The only problem, of course, is that there's no criminal statute in the United States against behaving like a scoundrel in one's personal relationships. If there were, dozens of national political figures -- from Bill Clinton to Newt Gingrich to Elliot Spitzer to Mark Sanford -- and millions of other less well-known individuals would have served or be serving time right now.

Fortunately, however, this is not Saudi Arabia or 17th century Massachusetts. Modern Americans may often be a holier-than-thou bunch, but we do not (and hopefully never will) send people to jail for adultery or lying to their spouses or getting their friends to help them conceal an affair.

So, if not to punish a scoundrel, what else? What other objective could the federal prosecutors have in targeting Edwards?

Is it to send a message of deterrence to current and future politicians that they can't evade campaign finance laws by having their friends make expenditures that will benefit them and their campaigns?

If so, it's hard to see how that will work. In 2010, the U.S. Supreme Court rendered such message-sending completely obsolete with its infamous decision in the Citizens United case. That decision, of course, opened the floodgates to unlimited expenditures from wealthy individuals and corporations to directly benefit political candidates.

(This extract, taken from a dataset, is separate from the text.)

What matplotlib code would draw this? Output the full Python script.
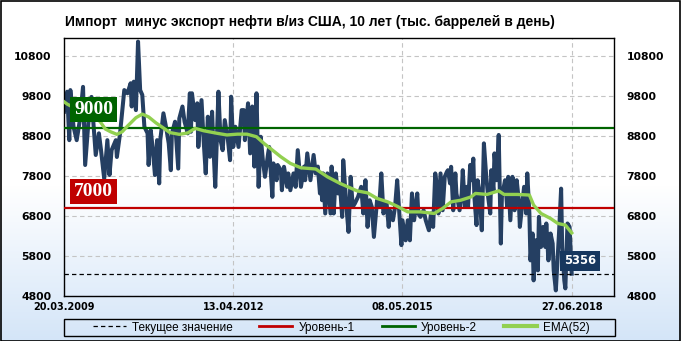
import numpy as np
import matplotlib.pyplot as plt
from matplotlib.lines import Line2D
from matplotlib.patches import Rectangle

# недельные данные (номер недели от 20.03.2009, тыс. баррелей в день)
weeks = [0, 3, 5, 6, 9, 12, 15, 18, 20, 23, 26, 30, 33, 35, 38, 41, 43, 45, 49, 50,
         53, 57, 60, 63, 64, 66, 68, 70, 72, 74, 76, 79, 80, 82, 84, 86, 88, 90, 91, 94,
         97, 99, 101, 102, 105, 108, 109, 112, 114, 117, 119, 120, 121, 124, 126, 127, 130, 132, 134, 136,
         138, 140, 141, 143, 145, 146, 148, 150, 152, 155, 157, 158, 160, 162, 165, 168, 170, 171, 174, 176,
         178, 180, 182, 184, 186, 188, 190, 193, 194, 197, 198, 201, 202, 205, 206, 208, 211, 212, 214, 217,
         219, 221, 224, 227, 228, 230, 233, 236, 238, 240, 242, 243, 244, 245, 247, 249, 252, 253, 255, 257,
         259, 261, 263, 264, 266, 267, 269, 271, 273, 275, 278, 281, 283, 285, 287, 289, 291, 293, 296, 298,
         300, 302, 305, 307, 308, 311, 313, 315, 317, 319, 320, 323, 325, 327, 329, 331, 334, 335, 337, 340,
         342, 345, 347, 349, 351, 353, 354, 356, 358, 360, 362, 363, 365, 366, 368, 370, 371, 374, 376, 377,
         379, 381, 382, 384, 385, 387, 388, 390, 391, 393, 395, 397, 399, 401, 403, 404, 406, 407, 409, 411,
         413, 414, 417, 419, 420, 422, 424, 426, 428, 430, 431, 433, 435, 437, 438, 440, 441, 443, 444, 446,
         448, 449, 451, 453, 455, 456, 458, 460, 462, 463, 465, 467, 468, 470, 471, 473, 474, 476, 478, 480]
values = [9400, 9900, 8690, 9940, 9025, 8690, 9190, 10020, 8070, 9110, 9770, 8320, 8860, 8440, 7730, 8690, 7820, 8440, 8690, 8270,
          8860, 9940, 9860, 10110, 9530, 10150, 9440, 11150, 9940, 9820, 9025, 8860, 8070, 8940, 8440, 7820, 8690, 7610, 8690, 9360,
          8940, 8610, 7940, 8860, 9150, 7980, 9230, 9530, 9150, 8860, 9860, 8900, 9860, 9190, 9610, 8520, 9690, 8690, 7860, 9275,
          8275, 9400, 8690, 7525, 9110, 9900, 8690, 8440, 9190, 8690, 8190, 9775, 8520, 9025, 8520, 9440, 9440, 8690, 9610, 8360,
          9530, 8030, 9860, 7525, 8775, 8190, 7775, 8360, 8520, 7275, 8110, 7690, 8070, 7940, 7440, 8025, 7525, 7860, 7440, 7860,
          7525, 8440, 7525, 8030, 7690, 8360, 7690, 8320, 7860, 8030, 7360, 7860, 7190, 7860, 6860, 7860, 6860, 8030, 6860, 7860,
          7360, 7525, 6775, 8190, 7440, 7025, 6400, 7775, 7025, 7110, 7275, 7525, 6860, 7690, 6525, 7190, 7025, 6275, 7190, 7025,
          7860, 6860, 7110, 6525, 6940, 6690, 7025, 7690, 6860, 6070, 6690, 6190, 6690, 6190, 7360, 6690, 7360, 6860, 6775, 6940,
          6690, 6440, 6860, 6525, 7860, 7440, 6860, 7860, 6940, 7775, 7900, 7940, 7610, 8025, 6940, 7860, 7360, 6940, 7360, 7940,
          7025, 7525, 7025, 8070, 7690, 8230, 7275, 6570, 7690, 7360, 6440, 8610, 7860, 7275, 6860, 7940, 7440, 8360, 7690, 8820,
          6110, 7275, 7690, 7025, 7775, 6690, 7775, 6940, 7690, 7190, 6525, 7025, 7525, 6860, 7860, 6860, 5690, 6360, 5190, 6190,
          5440, 6775, 6025, 6525, 6025, 6610, 5690, 6360, 6110, 5440, 4940, 5860, 6360, 7480, 6025, 5190, 4990, 6610, 6525, 5356]

# EMA(52)
ema_weeks = [0, 3, 34, 39, 44, 50, 55, 60, 68, 74, 80, 87, 95, 100, 109, 117, 124, 132, 145, 154,
             164, 173, 182, 189, 195, 205, 214, 224, 238, 249, 261, 277, 287, 296, 306, 315, 325, 337, 350, 358,
             366, 375, 385, 389, 400, 411, 416, 429, 440, 444, 451, 460, 467, 474, 480]
ema_values = [9650, 9590, 9160, 8970, 8900, 8835, 8900, 9040, 9250, 9340, 9270, 9120, 8975, 8880, 8835, 8870, 8985, 8925, 8860, 8820,
              8840, 8840, 8775, 8610, 8485, 8275, 8110, 8000, 7970, 7775, 7610, 7425, 7375, 7235, 7150, 7040, 6900, 6900, 6860, 6985,
              7150, 7190, 7275, 7360, 7335, 7425, 7335, 7335, 7320, 7070, 6860, 6735, 6610, 6570, 6375]

tick_weeks = [0, 160, 320, 480]
tick_dates = ['20.03.2009', '13.04.2012', '08.05.2015', '27.06.2018']
y_ticks = [4800, 5800, 6800, 7800, 8800, 9800, 10800]

level_1 = 7000
level_2 = 9000
current = 5356

title = 'Импорт  минус экспорт нефти в/из США, 10 лет (тыс. баррелей в день)'
legend_labels = ['Текущее значение', 'Уровень-1', 'Уровень-2', 'EMA(52)']

NAVY = '#253F62'
RED = '#C00000'
GREEN = '#006400'
LIME = '#92D050'

W, H = 681, 341
fig = plt.figure(figsize=(W / 100, H / 100), dpi=100)

# фон: белый сверху, голубой снизу
bg = fig.add_axes([0, 0, 1, 1], zorder=-10)
rows = np.arange(H)
t = np.clip((rows - 185) / (H - 185), 0, 1)[:, None]
top = np.array([1.0, 1.0, 1.0])
bottom = np.array([212, 229, 248]) / 255
grad = (1 - t) * top + t * bottom
bg.imshow(grad[:, None, :].repeat(2, axis=1), aspect='auto', extent=[0, 1, 0, 1])
bg.axis('off')

ax = fig.add_axes([64 / W, 1 - 296 / H, 550 / W, 258 / H])
ax.set_facecolor('none')

ax.plot(weeks, values, color=NAVY, lw=2.9, solid_joinstyle='round', zorder=2)
ax.axhline(level_2, color=GREEN, lw=1.6, zorder=3)
ax.axhline(level_1, color=RED, lw=1.6, zorder=3)
ax.axhline(current, color='black', lw=0.9, ls=(0, (3.5, 2.5)), zorder=3)
ax.plot(ema_weeks, ema_values, color=LIME, lw=2.4, zorder=4)

# подписи уровней
ax.text(28, 9455, str(level_2), color='white', fontsize=14, fontweight='bold', family='Liberation Serif',
        ha='center', va='center', zorder=6,
        bbox=dict(boxstyle='square,pad=0.22', fc=GREEN, ec='none'))
ax.text(28, 7405, str(level_1), color='white', fontsize=14, fontweight='bold', family='Liberation Serif',
        ha='center', va='center', zorder=6,
        bbox=dict(boxstyle='square,pad=0.22', fc=RED, ec='none'))
ax.text(488, 5680, str(current), color='white', fontsize=8.3, fontweight='bold',
        ha='center', va='center', zorder=6,
        bbox=dict(boxstyle='square,pad=0.32', fc='#17375E', ec='none'))

ax.set_xlim(0, 520)
ax.set_ylim(4800, 11240)
ax.set_yticks(y_ticks)
ax.set_xticks(tick_weeks, tick_dates)
ax.tick_params(axis='y', length=0, pad=9, labelsize=7.8, labelleft=True, labelright=True)
ax.tick_params(axis='x', length=0, pad=4, labelsize=7)
for lbl in ax.get_xticklabels() + ax.yaxis.get_majorticklabels():
    lbl.set_fontweight('bold')
ax.grid(True, color='#C4C4C4', ls=(0, (4, 3)), lw=0.8)
ax.set_axisbelow(True)
for s in ax.spines.values():
    s.set_linewidth(1)
    s.set_color('black')

fig.text(65 / W, 1 - 26 / H, title, fontsize=10, fontweight='bold', family='Liberation Sans', va='baseline')

# легенда
handles = [Line2D([], [], color='black', lw=0.9, ls=(0, (3.5, 2.5))),
           Line2D([], [], color=RED, lw=2),
           Line2D([], [], color=GREEN, lw=2),
           Line2D([], [], color=LIME, lw=3)]
leg = fig.legend(handles, legend_labels, loc='center', bbox_to_anchor=(341 / W, 1 - 327.5 / H),
                 ncol=4, frameon=False, prop={'family': 'Liberation Sans', 'size': 8.5},
                 handlelength=2.8, handletextpad=0.5, columnspacing=2.3)
fig.patches.append(Rectangle((64 / W, 1 - 336 / H), 551 / W, 17 / H, transform=fig.transFigure,
                             fill=False, ec='black', lw=1))
fig.patches.append(Rectangle((0.5 / W, 0.5 / H), (W - 1.5) / W, (H - 1.5) / H, transform=fig.transFigure,
                             fill=False, ec='black', lw=1.2))

fig.savefig('out.png', dpi=100)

Had the court's decision been issued prior to Edwards' ill-fated cover-up of his affair with Rielle Hunter, it's hard to see how the issue would have ever even arisen as a possible violation of the law.

Today, gazillionaires like Newt Gingrich's sugar daddy Sheldon Adelson and Edwards' former sugar momma (Bunny Mellon) can spend as much as they want anytime they feel like it to benefit a candidate. After Citizens United, Edwards and his cohorts would have had to have been complete fools (admittedly, not an impossibility) to even give the impression of running afoul of the present-day truck-sized loopholes. As analyst Hampton Dellinger noted in an article in The Atlantic Monthly last month:

"…a central premise of the indictment of Edwards -- that 'in order to restrict the influence that any one person could have on the outcome' of a presidential primary election, 'the most an individual can contribute to any candidate for that primary election was $2,300' -- seems downright quaint."

Indeed, it's one of the great and under-reported ironies of the Edwards trial that the very man who indicted Edwards -- former U.S. Attorney turned wannabe congressman George Holding -- is himself a daily beneficiary of massive amounts of unreported super-PAC spending that is specifically designed to evade "caps" on campaign contributions and is in many essential ways indistinguishable from the money spent by Mellon on Edwards!

Think about that for a minute: How does a man in such circumstances look himself in the mirror every morning knowing that he has helped to inflict such intense agony upon so many already long-suffering humans? Seriously, what is the point? What principle is possibly being vindicated? What possible good would it do for anyone connected with this mess -- most notably Edwards' children -- if the former senator were to go to prison? What public figure is going to be deterred from future skullduggery?

Especially given the radical shift in campaign finance law, it's as if prosecutors had decided to prosecute someone for being an alcoholic during prohibition…two years after its repeal.

So, why are we being subjected to this? Readers are left to draw their own conclusions, but even George Holding's arch-conservative Republican primary opponent Paul Coble -- no admirer of John Edwards -- has complained mightily in recent days that Holding's actions in the case were "political."

Going forward

So, where do things go from here? With any luck, not much further.

If there's a smidgen of justice in the world, this time next year, John Edwards will be at home, raising his children, paying taxes and, hopefully, making some contribution to the world.

And George Holding? Whether he’s in Congress, back in North Carolina practicing law or at home in his rocking chair, let's hope that he and his fellow prosecutors will have thought long and hard about the needless pain his and their efforts have helped to inflict on the state of North Carolina and a lot of innocent people and whether it was worth it.